Friday, November 15, 2013

Book review: "A Wall of White: The True Story of Heroism and Survival in the Face of a Deadly Avalanche"

The folks at Reader's Digest who condense books should really take a whack at "A Wall of White" this book is at least twice as long as it should be. There's actually a good story in there, but it's buried underneath a lot of unnecessary material.

Author Jennife Woodlief clogs up the first half of the book with detailed biographies on a dozen or more people connected to the deadly 1982 avalanche at Alpine Meadows in California. Not only are these bios too long and too many, they're out of context: We have no clue to how they're related to the avalanche, since Woodlief doesn't start telling that story until the second half.

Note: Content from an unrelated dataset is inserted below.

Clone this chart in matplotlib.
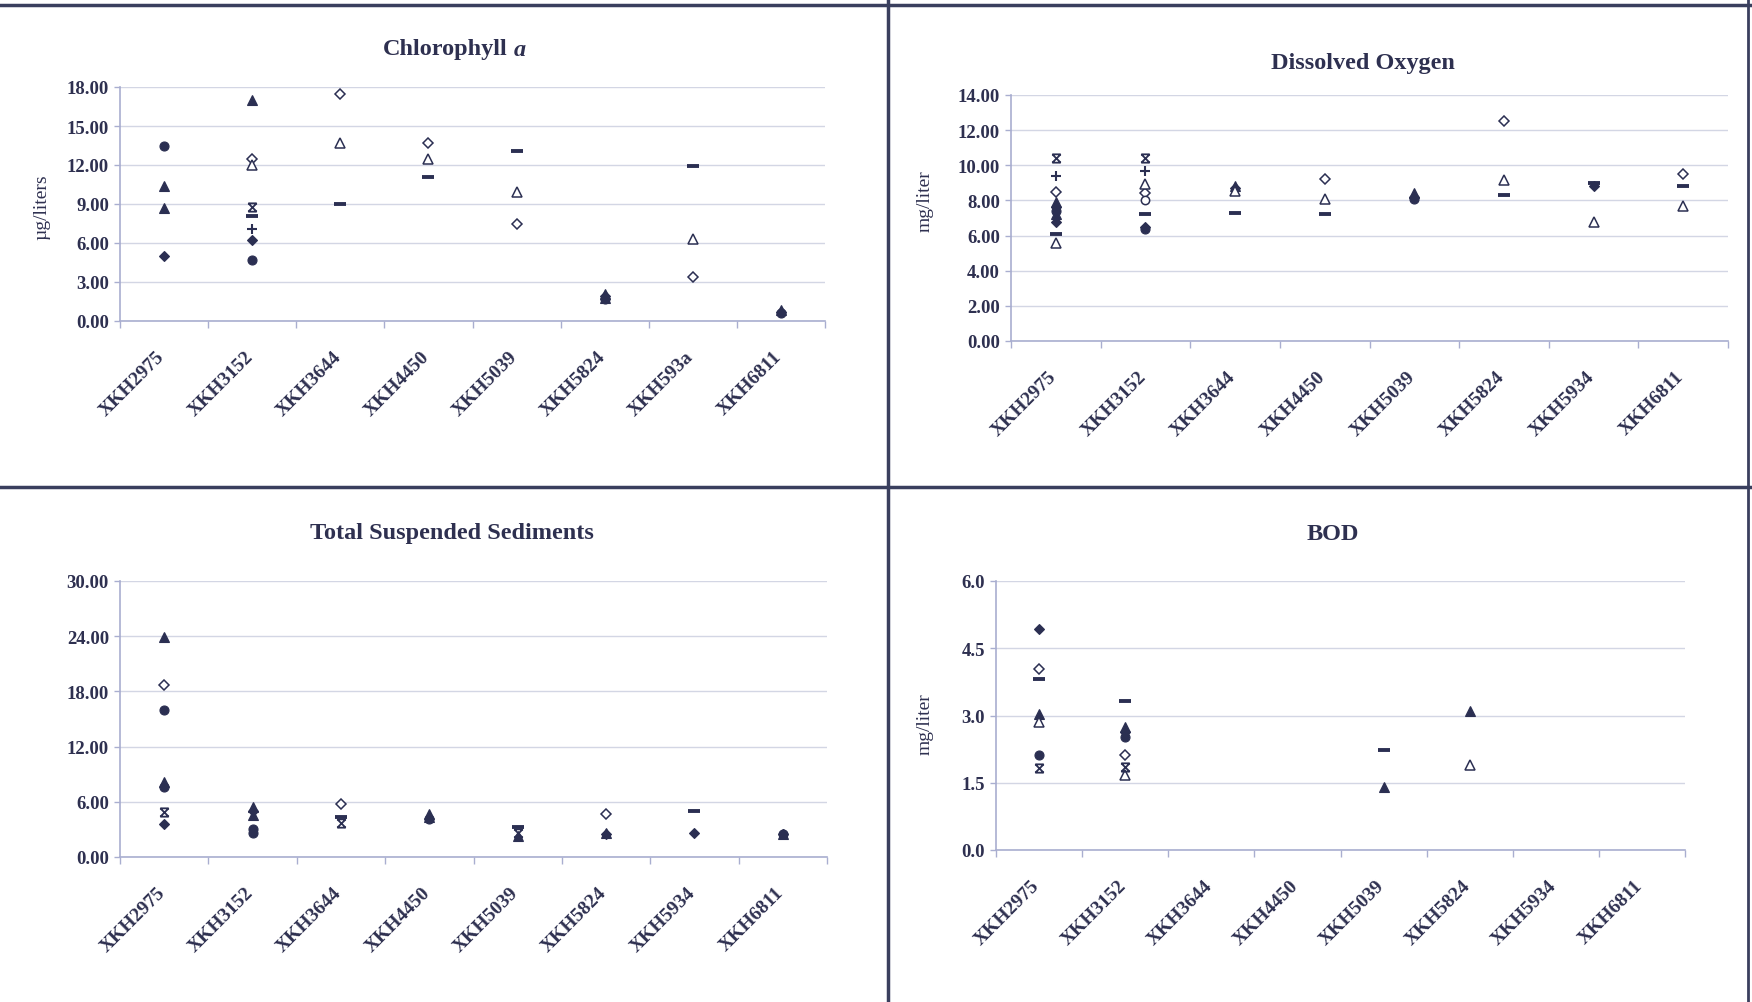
import numpy as np
import matplotlib
matplotlib.use("Agg")
import matplotlib.pyplot as plt
from matplotlib.path import Path
from matplotlib.lines import Line2D
from matplotlib.transforms import ScaledTranslation

nan = np.nan

# ---------------- data ----------------
chl_sites = ["XKH2975", "XKH3152", "XKH3644", "XKH4450", "XKH5039", "XKH5824", "XKH593a", "XKH6811"]
sites = ["XKH2975", "XKH3152", "XKH3644", "XKH4450", "XKH5039", "XKH5824", "XKH5934", "XKH6811"]

chl_ticks = [0, 3, 6, 9, 12, 15, 18]
chl_diamond_f = [5.0, 6.2, nan, nan, nan, 1.9, nan, 0.7]
chl_tri_f1 = [10.4, 17.0, nan, nan, nan, 2.1, nan, 0.85]
chl_tri_f2 = [8.7, nan, nan, nan, nan, 1.8, nan, nan]
chl_xmark = [nan, 8.8, nan, nan, nan, nan, nan, nan]
chl_circle_f = [13.5, 4.7, nan, nan, nan, 1.7, nan, 0.6]
chl_plus = [nan, 7.1, nan, nan, nan, nan, nan, nan]
chl_dash = [nan, 8.1, 9.0, 11.1, 13.1, nan, 11.9, nan]
chl_diamond_o = [nan, 12.5, 17.5, 13.7, 7.5, nan, 3.4, nan]
chl_tri_o = [nan, 12.0, 13.7, 12.5, 9.9, nan, 6.3, nan]

do_ticks = [0, 2, 4, 6, 8, 10, 12, 14]
do_xmark = [10.4, 10.4, nan, nan, nan, nan, nan, nan]
do_plus = [9.4, 9.7, nan, nan, nan, nan, nan, nan]
do_diamond_o = [8.5, 8.4, nan, 9.2, nan, 12.5, nan, 9.5]
do_tri_f1 = [7.9, nan, 8.8, nan, 8.4, nan, nan, nan]
do_diamond_f = [7.6, nan, 8.7, nan, 8.2, nan, 8.8, nan]
do_circle_f = [7.4, 6.4, nan, nan, 8.1, nan, nan, nan]
do_tri_f2 = [7.2, nan, nan, nan, nan, nan, nan, nan]
do_diamond_f2 = [6.8, 6.5, nan, nan, nan, nan, nan, nan]
do_dash = [6.1, 7.2, 7.3, 7.2, nan, 8.3, 9.0, 8.8]
do_tri_o = [5.55, 8.95, 8.55, 8.1, nan, 9.15, 6.8, 7.7]
do_circle_o = [nan, 8.0, nan, nan, nan, nan, nan, nan]

tss_ticks = [0, 6, 12, 18, 24, 30]
tss_tri_f1 = [23.9, 5.4, nan, 4.65, 2.3, 2.6, nan, 2.5]
tss_diamond_o = [18.7, nan, 5.75, nan, nan, 4.7, nan, nan]
tss_circle_f = [16.0, 3.0, nan, 4.1, nan, nan, nan, 2.45]
tss_tri_f2 = [8.1, 4.6, nan, 4.4, nan, nan, nan, nan]
tss_circle_f2 = [7.6, 2.6, nan, nan, nan, nan, nan, nan]
tss_diamond_f = [3.6, 5.0, nan, nan, nan, 2.5, 2.65, 2.5]
tss_xmark = [4.85, nan, 3.75, nan, 2.65, nan, nan, nan]
tss_dash = [nan, nan, 4.3, nan, 3.3, nan, 5.0, nan]

bod_ticks = [0.0, 1.5, 3.0, 4.5, 6.0]
bod_diamond_f = [4.92, 2.63, nan, nan, nan, nan, nan, nan]
bod_diamond_o = [4.04, 2.13, nan, nan, nan, nan, nan, nan]
bod_dash = [3.82, 3.32, nan, nan, 2.22, nan, nan, nan]
bod_tri_f1 = [3.04, 2.74, nan, nan, 1.4, 3.1, nan, nan]
bod_tri_o = [2.85, 1.67, nan, nan, nan, 1.9, nan, nan]
bod_circle_f = [2.13, 2.52, nan, nan, nan, nan, nan, nan]
bod_xmark = [1.82, 1.86, nan, nan, nan, nan, nan, nan]

# ---------------- style ----------------
INK = "#2b2f52"
TXT = "#2e3050"
GRID = "#d3d6e4"
AXL = "#a9aed0"
SERIF = ["Liberation Serif", "DejaVu Serif"]

plt.rcParams["font.family"] = SERIF

hour_x = Path([(-1, 1), (1, 1), (-1, -1), (1, -1), (-1, 1), (1, -1), (-1, -1), (1, 1)],
              [Path.MOVETO, Path.LINETO] * 4)

STY = {
    "diamond_f": dict(marker="D", ms=5, mfc=INK, mec=INK, mew=0.8),
    "diamond_f2": dict(marker="D", ms=5, mfc=INK, mec=INK, mew=0.8),
    "tri_f1": dict(marker="^", ms=6.5, mfc=INK, mec=INK, mew=0.8),
    "tri_f2": dict(marker="^", ms=7, mfc=INK, mec=INK, mew=0.8),
    "xmark": dict(marker=hour_x, ms=6, mfc="none", mec=INK, mew=1.3),
    "circle_f": dict(marker="o", ms=6.5, mfc=INK, mec=INK, mew=0.8),
    "circle_f2": dict(marker="o", ms=6.5, mfc=INK, mec=INK, mew=0.8),
    "plus": dict(marker="+", ms=7, mfc=INK, mec=INK, mew=1.5),
    "dash": dict(marker="_", ms=9, mfc=INK, mec=INK, mew=2.8),
    "diamond_o": dict(marker="D", ms=5, mfc="white", mec=INK, mew=1.1),
    "tri_o": dict(marker="^", ms=6.5, mfc="white", mec=INK, mew=1.1),
    "circle_o": dict(marker="o", ms=6, mfc="white", mec=INK, mew=1.1),
}

W, H = 1752, 1003
fig = plt.figure(figsize=(W / 100, H / 100), dpi=100)
fig.patch.set_facecolor("white")


def rect(l, r, b, t):
    return [l / W, 1 - b / H, (r - l) / W, (b - t) / H]


def panel(pos, cats, ticks, fmt, series, title, title_xy, ylabel=None, ylabel_xy=None, title_it=None):
    ax = fig.add_axes(pos)
    n = len(cats)
    x = np.arange(n) + 0.5
    for name, vals in series:
        ax.plot(x, vals, linestyle="none", clip_on=False, **STY[name])
    ax.set_xlim(0, n)
    ax.set_ylim(ticks[0], ticks[-1])
    ax.set_yticks(ticks)
    ax.set_yticklabels([fmt.format(t) for t in ticks], fontsize=13.5, fontweight="bold", color=TXT)
    ax.yaxis.grid(True, color=GRID, linewidth=1.0)
    ax.set_axisbelow(True)
    ax.set_xticks(x)
    ax.set_xticklabels(cats, rotation=45, ha="right", va="top", rotation_mode="anchor",
                       fontsize=14, fontweight="bold", color=TXT)
    ax.tick_params(axis="x", length=0, pad=19)
    off = ScaledTranslation(-0.08, 0, fig.dpi_scale_trans)
    for lab in ax.get_xticklabels():
        lab.set_transform(lab.get_transform() + off)
    ax.set_xticks(np.arange(n + 1), minor=True)
    ax.tick_params(axis="x", which="minor", length=5, direction="out", color=AXL, width=1)
    ax.tick_params(axis="y", length=4, direction="out", color=AXL, width=1, pad=4)
    for s in ("top", "right"):
        ax.spines[s].set_visible(False)
    for s in ("left", "bottom"):
        ax.spines[s].set_color(AXL)
        ax.spines[s].set_linewidth(1.2)
    ax.set_facecolor("none")
    if title_it:
        fig.text(title_xy[0] / W, 1 - title_xy[1] / H, title, ha="right", va="center",
                 fontsize=17.5, fontweight="bold", color=TXT)
        fig.text(title_xy[0] / W + 0.003, 1 - title_xy[1] / H, title_it, ha="left", va="center",
                 fontsize=17.5, fontweight="bold", style="italic", color=TXT)
    else:
        fig.text(title_xy[0] / W, 1 - title_xy[1] / H, title, ha="center", va="center",
                 fontsize=17.5, fontweight="bold", color=TXT)
    if ylabel:
        fig.text(ylabel_xy[0] / W, 1 - ylabel_xy[1] / H, ylabel, rotation=90,
                 ha="center", va="center", fontsize=14, color=TXT)
    return ax


panel(rect(120, 825, 322, 88), chl_sites, chl_ticks, "{:.2f}",
      [("circle_f", chl_circle_f), ("tri_f1", chl_tri_f1), ("tri_f2", chl_tri_f2),
       ("diamond_f", chl_diamond_f), ("xmark", chl_xmark), ("plus", chl_plus),
       ("dash", chl_dash), ("diamond_o", chl_diamond_o), ("tri_o", chl_tri_o)],
      "Chlorophyll", (508, 50), "µg/liters", (42, 207), title_it="a")

panel(rect(1011, 1728, 342, 96), sites, do_ticks, "{:.2f}",
      [("xmark", do_xmark), ("plus", do_plus), ("diamond_o", do_diamond_o),
       ("tri_f1", do_tri_f1), ("diamond_f", do_diamond_f), ("circle_f", do_circle_f),
       ("tri_f2", do_tri_f2), ("diamond_f2", do_diamond_f2), ("dash", do_dash),
       ("tri_o", do_tri_o), ("circle_o", do_circle_o)],
      "Dissolved Oxygen", (1363, 63), "mg/liter", (925, 201))

panel(rect(120, 827, 858, 582), sites, tss_ticks, "{:.2f}",
      [("tri_f1", tss_tri_f1), ("diamond_o", tss_diamond_o), ("circle_f", tss_circle_f),
       ("tri_f2", tss_tri_f2), ("circle_f2", tss_circle_f2), ("diamond_f", tss_diamond_f),
       ("xmark", tss_xmark), ("dash", tss_dash)],
      "Total Suspended Sediments", (452, 534))

panel(rect(996, 1685, 851, 582), sites, bod_ticks, "{:.1f}",
      [("diamond_f", bod_diamond_f), ("diamond_o", bod_diamond_o), ("dash", bod_dash),
       ("tri_f1", bod_tri_f1), ("tri_o", bod_tri_o), ("circle_f", bod_circle_f),
       ("xmark", bod_xmark)],
      "BOD", (1333, 534), "mg/liter", (925, 724))

# panel frame lines
BORDER = "#3a3f5e"
fig.add_artist(Line2D([0, 1], [1 - 6 / H, 1 - 6 / H], color=BORDER, linewidth=2.5, transform=fig.transFigure))
fig.add_artist(Line2D([0, 1], [1 - 488 / H, 1 - 488 / H], color=BORDER, linewidth=2.5, transform=fig.transFigure))
fig.add_artist(Line2D([888 / W, 888 / W], [0, 1], color=BORDER, linewidth=2.5, transform=fig.transFigure))
fig.add_artist(Line2D([1748 / W, 1748 / W], [0, 1], color=BORDER, linewidth=2.0, transform=fig.transFigure))

fig.savefig("out.png", dpi=100, facecolor="white")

Woodlief also goes on excessively about ski area avalanche control techniques
even though they played no part in this avalanche.

So do yourself a favor: Skip the first 10, maybe even 11, chapters of this book. Really. You'll miss very little, and you'll get into the meat of the story far more quickly.

The second half of the book describes the avalanche and the subsequent attempts to rescue those buried in the snow. It's an engaging and sometimes heartbreaking story.

One last gripe: This book, like similar ones, has a batch of pictures in the middle. If you look at those pictures and what reader wouldn't?   it will spoil the ending of the book. Why can't publishers insert pictures at the appropriate place in the narrative?